I coined the term “User experience engineering (UXE)” to describe a structured research, design, and evaluation process whose goal is to make user interactions with a product or service easy, efficient, and enjoyable. It evolved from usability engineering and applies psychological principles and methodologies.
Our experience of a product can be divided into three primary levels: visceral, behavioral, and sociocultural. The visceral level is an immediate and instinctive reaction that is greatly influenced by the appearance of the product. The behavioral level develops through our interaction with a product and is greatly influenced by its usefulness and usability. The sociocultural level appeals to self-identity and personal symbolism. UXE addresses these three levels of experience in product and service development.
The user experience is engineered in five iterative phases:
- Business objectives for UXE. Define the business or organizational objectives for the UXE effort, so UXE produces maximum impact.
- User research. Collect targeted data on users (prospective or actual), their tasks, and their environment through observation and discussion.
- UX requirement analysis. Define specific product and UX requirements for areas where business objectives and user research overlap.
- UX design. Develop a series of increasing detailed models or prototypes (conceptual, architectural, interactive, aesthetic), iteratively evaluating and redesigning each type before going on to the next.
- UX evaluation.

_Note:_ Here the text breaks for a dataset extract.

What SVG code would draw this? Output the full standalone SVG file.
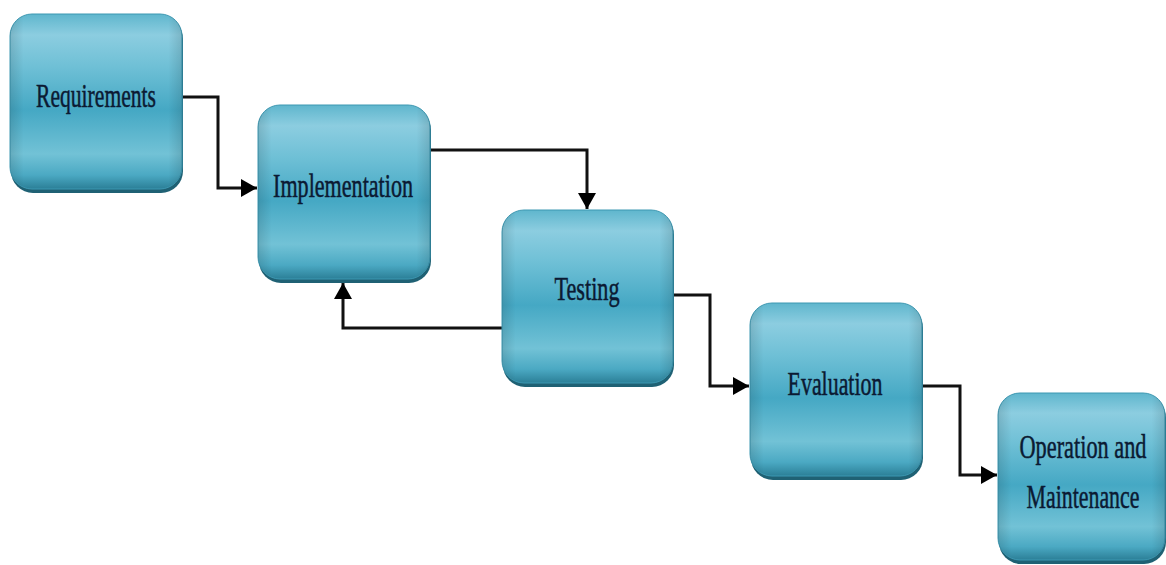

Evaluate and test models and prototypes to generate new design ideas and to determine whether UX requirements have been met.
Each phase has its own work products that capture knowledge generated in that phase and help designers apply the knowledge in the next phase.
Most major technology companies including IBM, Microsoft, Samsung, eBay, Amazon, and Apple have invested heavily in UXE. UXE is also rapidly making inroads into established industries, with companies like GE Healthcare, Whirlpool, and Procter & Gamble reaping huge product successes from it. Despite this momentum, there is still room for improvement. A review of 700 corporate Web sites, gave only 3% a passing grade, and most high-tech gadgets remain too hard to use. This means UXE can still provide a competitive advantage to any company that chooses to invest in it.
Best-practice companies invest from 10% to 19% of the total product development project budget in UXE, which offers an impressive return on investment (ROI) of $2 to $100 for every $1 invested, accomplished in four main ways:
- Increasing sales by improving product appeal, making e-commerce sites more usable, stimulating cross-channel activity, and improving customer retention.
- Enhancing productivity by increasing employee efficiency.
- Decreasing costs of development, maintenance, support, and training.
- Reducing risk of project cancellation and litigation.
For maximum ROI, UXE methods must be used from the beginning of the project so project requirements are based on marketable user needs and development efforts achieve maximum efficiency. In today’s networked, interconnected marketplace, consumers will shift their loyalties to the companies and brands that can provide them with the user experience that they value, so UXE methods offer a competitive advantage with immediate tactical value and long-term strategic benefits.